El 18 de julio de 1830, en vísperas de la fiesta de San Vicente a quien quiere tanto, Catalina acude a este santo que le había mostrado su corazón desbordante de amor, para que su gran deseo de ver a la Santísima Virgen se cumpla por fin. A las once y media de la noche, oye que la llaman por su nombre.
Al pie de su cama, un niño misterioso la invita a levantarse:
«La Virgen María te espera»
dice. Catalina se viste y sigue al niño cuyos destellos iluminan todo a su paso.
Llegan a la capilla, Catalina se detiene cerca del sillón del sacerdote situado en el presbiterio. Oye entonces como el “frufru” de un vestido de seda.
«He aquí la Santísima Virgen»
dice su pequeño guía. Duda en creerlo, pero el niño repite en voz más alta:
«He aquí la Santísima Virgen.»
Catalina corre a arrodillarse ante María sentada en el sillón.
Entonces, de un salto, me puse de hinojos, en las gradas del altar, apoyadas las manos en las rodillas de la Virgen Santísima.
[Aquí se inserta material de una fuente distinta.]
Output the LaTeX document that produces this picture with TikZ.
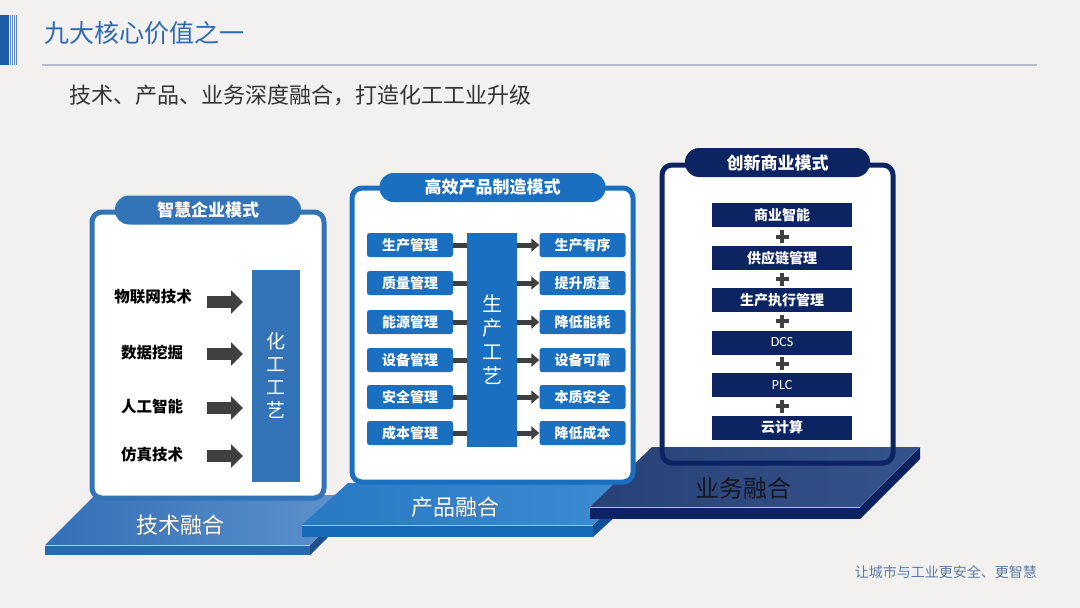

Allí, pasó un momento, el más feliz de mi vida. Sería imposible decir lo que experimenté. La Virgen me dijo cómo debía portarme con mi confesor y varias otras cosas.
Catalina recibe el anuncio de una misión y una petición: que se funde una Cofradía de las Hijas de María. Lo que hará el Padre Aladel el 2 de febrero de 1840.